Restate the data below word for word. Skip any images it contains.

• DATA PROVIDED
-------------------------

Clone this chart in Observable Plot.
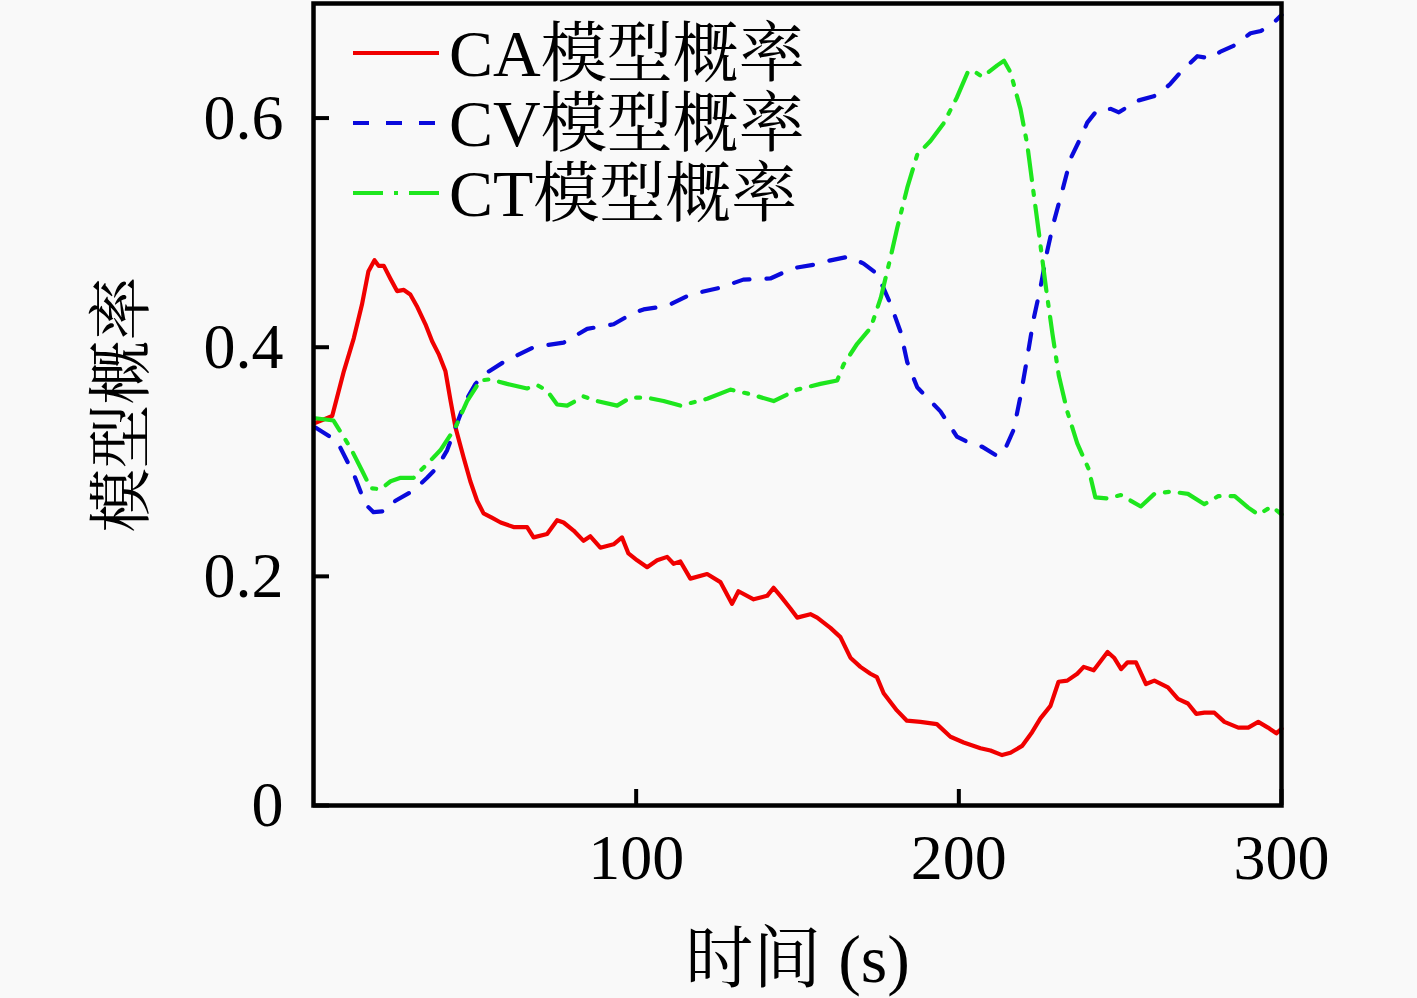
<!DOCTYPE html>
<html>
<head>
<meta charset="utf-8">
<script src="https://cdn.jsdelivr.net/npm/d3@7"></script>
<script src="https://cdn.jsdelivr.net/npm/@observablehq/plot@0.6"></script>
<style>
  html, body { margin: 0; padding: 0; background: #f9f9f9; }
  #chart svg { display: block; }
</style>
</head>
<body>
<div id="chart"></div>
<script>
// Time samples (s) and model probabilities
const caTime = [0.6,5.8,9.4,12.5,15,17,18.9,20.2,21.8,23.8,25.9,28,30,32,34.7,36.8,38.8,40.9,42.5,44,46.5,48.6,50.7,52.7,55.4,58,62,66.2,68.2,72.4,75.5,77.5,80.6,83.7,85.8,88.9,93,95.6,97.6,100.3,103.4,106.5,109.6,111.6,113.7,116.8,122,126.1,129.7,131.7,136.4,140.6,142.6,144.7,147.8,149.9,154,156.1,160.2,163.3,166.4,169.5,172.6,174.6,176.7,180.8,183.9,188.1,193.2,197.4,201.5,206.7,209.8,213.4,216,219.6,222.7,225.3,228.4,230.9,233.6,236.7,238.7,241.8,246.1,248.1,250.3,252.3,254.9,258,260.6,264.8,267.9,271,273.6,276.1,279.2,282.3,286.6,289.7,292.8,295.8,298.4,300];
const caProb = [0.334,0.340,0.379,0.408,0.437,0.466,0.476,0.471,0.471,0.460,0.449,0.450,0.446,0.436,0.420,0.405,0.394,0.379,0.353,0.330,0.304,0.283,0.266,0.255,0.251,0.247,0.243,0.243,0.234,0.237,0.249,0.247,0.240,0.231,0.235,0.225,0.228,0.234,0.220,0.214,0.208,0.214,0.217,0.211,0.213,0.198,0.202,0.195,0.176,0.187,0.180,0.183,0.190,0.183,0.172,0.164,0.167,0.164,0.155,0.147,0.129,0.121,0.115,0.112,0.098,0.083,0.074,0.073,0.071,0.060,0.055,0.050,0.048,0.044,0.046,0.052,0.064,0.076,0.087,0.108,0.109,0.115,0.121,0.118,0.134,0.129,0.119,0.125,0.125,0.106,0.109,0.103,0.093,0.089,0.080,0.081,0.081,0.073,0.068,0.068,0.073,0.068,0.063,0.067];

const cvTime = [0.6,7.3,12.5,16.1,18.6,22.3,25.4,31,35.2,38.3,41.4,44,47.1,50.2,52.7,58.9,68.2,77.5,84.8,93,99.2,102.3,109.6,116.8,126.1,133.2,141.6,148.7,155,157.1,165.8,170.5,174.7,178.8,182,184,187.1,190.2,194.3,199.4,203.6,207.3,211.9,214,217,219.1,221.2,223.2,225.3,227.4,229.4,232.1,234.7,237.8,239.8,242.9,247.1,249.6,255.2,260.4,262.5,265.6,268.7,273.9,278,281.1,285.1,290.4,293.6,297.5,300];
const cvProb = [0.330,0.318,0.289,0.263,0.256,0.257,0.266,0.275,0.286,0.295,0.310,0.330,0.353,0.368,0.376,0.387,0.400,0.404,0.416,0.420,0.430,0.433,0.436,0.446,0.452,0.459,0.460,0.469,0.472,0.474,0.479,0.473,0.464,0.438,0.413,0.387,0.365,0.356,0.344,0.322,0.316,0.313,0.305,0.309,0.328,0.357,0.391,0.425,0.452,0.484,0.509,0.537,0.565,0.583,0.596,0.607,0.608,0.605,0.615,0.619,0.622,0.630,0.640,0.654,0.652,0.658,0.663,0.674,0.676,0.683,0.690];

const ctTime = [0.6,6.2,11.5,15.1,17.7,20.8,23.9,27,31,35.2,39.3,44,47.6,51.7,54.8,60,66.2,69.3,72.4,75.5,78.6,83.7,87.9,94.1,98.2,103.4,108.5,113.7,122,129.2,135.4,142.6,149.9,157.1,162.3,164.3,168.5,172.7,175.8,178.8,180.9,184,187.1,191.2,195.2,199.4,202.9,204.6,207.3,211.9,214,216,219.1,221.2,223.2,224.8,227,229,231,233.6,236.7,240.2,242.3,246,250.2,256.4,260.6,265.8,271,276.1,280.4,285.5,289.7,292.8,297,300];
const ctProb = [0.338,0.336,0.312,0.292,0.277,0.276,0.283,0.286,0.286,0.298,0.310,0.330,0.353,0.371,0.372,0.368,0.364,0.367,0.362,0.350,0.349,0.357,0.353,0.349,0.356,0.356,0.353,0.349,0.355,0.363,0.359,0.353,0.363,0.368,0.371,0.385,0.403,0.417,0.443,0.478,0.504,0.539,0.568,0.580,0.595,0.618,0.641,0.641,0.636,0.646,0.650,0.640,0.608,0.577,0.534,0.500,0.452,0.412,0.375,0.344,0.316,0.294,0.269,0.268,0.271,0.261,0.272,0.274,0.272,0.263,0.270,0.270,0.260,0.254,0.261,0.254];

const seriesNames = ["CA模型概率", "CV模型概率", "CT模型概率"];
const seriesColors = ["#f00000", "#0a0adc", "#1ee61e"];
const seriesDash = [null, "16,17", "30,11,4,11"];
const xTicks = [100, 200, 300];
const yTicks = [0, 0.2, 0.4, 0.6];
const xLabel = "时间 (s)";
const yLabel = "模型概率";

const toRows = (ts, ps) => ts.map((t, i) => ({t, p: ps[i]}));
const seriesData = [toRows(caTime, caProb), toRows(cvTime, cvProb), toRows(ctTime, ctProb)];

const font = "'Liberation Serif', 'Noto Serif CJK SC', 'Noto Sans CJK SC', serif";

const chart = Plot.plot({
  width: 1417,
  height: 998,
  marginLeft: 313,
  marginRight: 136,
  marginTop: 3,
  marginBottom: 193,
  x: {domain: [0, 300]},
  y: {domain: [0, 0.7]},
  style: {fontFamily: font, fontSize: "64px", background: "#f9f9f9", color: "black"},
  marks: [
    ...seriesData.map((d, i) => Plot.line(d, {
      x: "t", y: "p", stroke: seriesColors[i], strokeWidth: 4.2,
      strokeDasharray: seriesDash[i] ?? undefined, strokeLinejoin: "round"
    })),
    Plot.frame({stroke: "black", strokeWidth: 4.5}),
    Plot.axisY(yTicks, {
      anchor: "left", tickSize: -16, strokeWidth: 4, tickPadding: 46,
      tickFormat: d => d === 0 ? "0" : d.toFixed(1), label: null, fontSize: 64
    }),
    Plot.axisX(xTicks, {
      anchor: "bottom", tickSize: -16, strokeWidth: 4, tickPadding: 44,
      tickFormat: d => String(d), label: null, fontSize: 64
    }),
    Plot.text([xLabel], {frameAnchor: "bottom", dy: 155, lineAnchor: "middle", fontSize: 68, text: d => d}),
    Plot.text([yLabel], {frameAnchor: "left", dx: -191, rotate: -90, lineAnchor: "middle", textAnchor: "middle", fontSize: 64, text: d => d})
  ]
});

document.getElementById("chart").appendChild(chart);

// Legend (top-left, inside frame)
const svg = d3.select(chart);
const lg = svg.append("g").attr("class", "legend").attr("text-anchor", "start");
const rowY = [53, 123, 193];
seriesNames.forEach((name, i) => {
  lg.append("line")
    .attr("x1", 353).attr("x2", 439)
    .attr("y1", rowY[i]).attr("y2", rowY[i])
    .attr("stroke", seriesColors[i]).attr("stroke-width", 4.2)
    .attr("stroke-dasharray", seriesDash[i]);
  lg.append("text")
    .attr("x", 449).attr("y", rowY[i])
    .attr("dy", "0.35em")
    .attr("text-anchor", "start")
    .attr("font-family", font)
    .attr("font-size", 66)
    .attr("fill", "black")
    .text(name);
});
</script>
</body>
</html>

-------------------------

• WRITTEN REPLY
Clone this chart in Observable Plot.
<!DOCTYPE html>
<html>
<head>
<meta charset="utf-8">
<script src="https://cdn.jsdelivr.net/npm/d3@7"></script>
<script src="https://cdn.jsdelivr.net/npm/@observablehq/plot@0.6"></script>
<style>
  html, body { margin: 0; padding: 0; background: #f9f9f9; }
  #chart svg { display: block; }
</style>
</head>
<body>
<div id="chart"></div>
<script>
// Time samples (s) and model probabilities
const caTime = [0.6,5.8,9.4,12.5,15,17,18.9,20.2,21.8,23.8,25.9,28,30,32,34.7,36.8,38.8,40.9,42.5,44,46.5,48.6,50.7,52.7,55.4,58,62,66.2,68.2,72.4,75.5,77.5,80.6,83.7,85.8,88.9,93,95.6,97.6,100.3,103.4,106.5,109.6,111.6,113.7,116.8,122,126.1,129.7,131.7,136.4,140.6,142.6,144.7,147.8,149.9,154,156.1,160.2,163.3,166.4,169.5,172.6,174.6,176.7,180.8,183.9,188.1,193.2,197.4,201.5,206.7,209.8,213.4,216,219.6,222.7,225.3,228.4,230.9,233.6,236.7,238.7,241.8,246.1,248.1,250.3,252.3,254.9,258,260.6,264.8,267.9,271,273.6,276.1,279.2,282.3,286.6,289.7,292.8,295.8,298.4,300];
const caProb = [0.334,0.340,0.379,0.408,0.437,0.466,0.476,0.471,0.471,0.460,0.449,0.450,0.446,0.436,0.420,0.405,0.394,0.379,0.353,0.330,0.304,0.283,0.266,0.255,0.251,0.247,0.243,0.243,0.234,0.237,0.249,0.247,0.240,0.231,0.235,0.225,0.228,0.234,0.220,0.214,0.208,0.214,0.217,0.211,0.213,0.198,0.202,0.195,0.176,0.187,0.180,0.183,0.190,0.183,0.172,0.164,0.167,0.164,0.155,0.147,0.129,0.121,0.115,0.112,0.098,0.083,0.074,0.073,0.071,0.060,0.055,0.050,0.048,0.044,0.046,0.052,0.064,0.076,0.087,0.108,0.109,0.115,0.121,0.118,0.134,0.129,0.119,0.125,0.125,0.106,0.109,0.103,0.093,0.089,0.080,0.081,0.081,0.073,0.068,0.068,0.073,0.068,0.063,0.067];

const cvTime = [0.6,7.3,12.5,16.1,18.6,22.3,25.4,31,35.2,38.3,41.4,44,47.1,50.2,52.7,58.9,68.2,77.5,84.8,93,99.2,102.3,109.6,116.8,126.1,133.2,141.6,148.7,155,157.1,165.8,170.5,174.7,178.8,182,184,187.1,190.2,194.3,199.4,203.6,207.3,211.9,214,217,219.1,221.2,223.2,225.3,227.4,229.4,232.1,234.7,237.8,239.8,242.9,247.1,249.6,255.2,260.4,262.5,265.6,268.7,273.9,278,281.1,285.1,290.4,293.6,297.5,300];
const cvProb = [0.330,0.318,0.289,0.263,0.256,0.257,0.266,0.275,0.286,0.295,0.310,0.330,0.353,0.368,0.376,0.387,0.400,0.404,0.416,0.420,0.430,0.433,0.436,0.446,0.452,0.459,0.460,0.469,0.472,0.474,0.479,0.473,0.464,0.438,0.413,0.387,0.365,0.356,0.344,0.322,0.316,0.313,0.305,0.309,0.328,0.357,0.391,0.425,0.452,0.484,0.509,0.537,0.565,0.583,0.596,0.607,0.608,0.605,0.615,0.619,0.622,0.630,0.640,0.654,0.652,0.658,0.663,0.674,0.676,0.683,0.690];

const ctTime = [0.6,6.2,11.5,15.1,17.7,20.8,23.9,27,31,35.2,39.3,44,47.6,51.7,54.8,60,66.2,69.3,72.4,75.5,78.6,83.7,87.9,94.1,98.2,103.4,108.5,113.7,122,129.2,135.4,142.6,149.9,157.1,162.3,164.3,168.5,172.7,175.8,178.8,180.9,184,187.1,191.2,195.2,199.4,202.9,204.6,207.3,211.9,214,216,219.1,221.2,223.2,224.8,227,229,231,233.6,236.7,240.2,242.3,246,250.2,256.4,260.6,265.8,271,276.1,280.4,285.5,289.7,292.8,297,300];
const ctProb = [0.338,0.336,0.312,0.292,0.277,0.276,0.283,0.286,0.286,0.298,0.310,0.330,0.353,0.371,0.372,0.368,0.364,0.367,0.362,0.350,0.349,0.357,0.353,0.349,0.356,0.356,0.353,0.349,0.355,0.363,0.359,0.353,0.363,0.368,0.371,0.385,0.403,0.417,0.443,0.478,0.504,0.539,0.568,0.580,0.595,0.618,0.641,0.641,0.636,0.646,0.650,0.640,0.608,0.577,0.534,0.500,0.452,0.412,0.375,0.344,0.316,0.294,0.269,0.268,0.271,0.261,0.272,0.274,0.272,0.263,0.270,0.270,0.260,0.254,0.261,0.254];

const seriesNames = ["CA模型概率", "CV模型概率", "CT模型概率"];
const seriesColors = ["#f00000", "#0a0adc", "#1ee61e"];
const seriesDash = [null, "16,17", "30,11,4,11"];
const xTicks = [100, 200, 300];
const yTicks = [0, 0.2, 0.4, 0.6];
const xLabel = "时间 (s)";
const yLabel = "模型概率";

const toRows = (ts, ps) => ts.map((t, i) => ({t, p: ps[i]}));
const seriesData = [toRows(caTime, caProb), toRows(cvTime, cvProb), toRows(ctTime, ctProb)];

const font = "'Liberation Serif', 'Noto Serif CJK SC', 'Noto Sans CJK SC', serif";

const chart = Plot.plot({
  width: 1417,
  height: 998,
  marginLeft: 313,
  marginRight: 136,
  marginTop: 3,
  marginBottom: 193,
  x: {domain: [0, 300]},
  y: {domain: [0, 0.7]},
  style: {fontFamily: font, fontSize: "64px", background: "#f9f9f9", color: "black"},
  marks: [
    ...seriesData.map((d, i) => Plot.line(d, {
      x: "t", y: "p", stroke: seriesColors[i], strokeWidth: 4.2,
      strokeDasharray: seriesDash[i] ?? undefined, strokeLinejoin: "round"
    })),
    Plot.frame({stroke: "black", strokeWidth: 4.5}),
    Plot.axisY(yTicks, {
      anchor: "left", tickSize: -16, strokeWidth: 4, tickPadding: 46,
      tickFormat: d => d === 0 ? "0" : d.toFixed(1), label: null, fontSize: 64
    }),
    Plot.axisX(xTicks, {
      anchor: "bottom", tickSize: -16, strokeWidth: 4, tickPadding: 44,
      tickFormat: d => String(d), label: null, fontSize: 64
    }),
    Plot.text([xLabel], {frameAnchor: "bottom", dy: 155, lineAnchor: "middle", fontSize: 68, text: d => d}),
    Plot.text([yLabel], {frameAnchor: "left", dx: -191, rotate: -90, lineAnchor: "middle", textAnchor: "middle", fontSize: 64, text: d => d})
  ]
});

document.getElementById("chart").appendChild(chart);

// Legend (top-left, inside frame)
const svg = d3.select(chart);
const lg = svg.append("g").attr("class", "legend").attr("text-anchor", "start");
const rowY = [53, 123, 193];
seriesNames.forEach((name, i) => {
  lg.append("line")
    .attr("x1", 353).attr("x2", 439)
    .attr("y1", rowY[i]).attr("y2", rowY[i])
    .attr("stroke", seriesColors[i]).attr("stroke-width", 4.2)
    .attr("stroke-dasharray", seriesDash[i]);
  lg.append("text")
    .attr("x", 449).attr("y", rowY[i])
    .attr("dy", "0.35em")
    .attr("text-anchor", "start")
    .attr("font-family", font)
    .attr("font-size", 66)
    .attr("fill", "black")
    .text(name);
});
</script>
</body>
</html>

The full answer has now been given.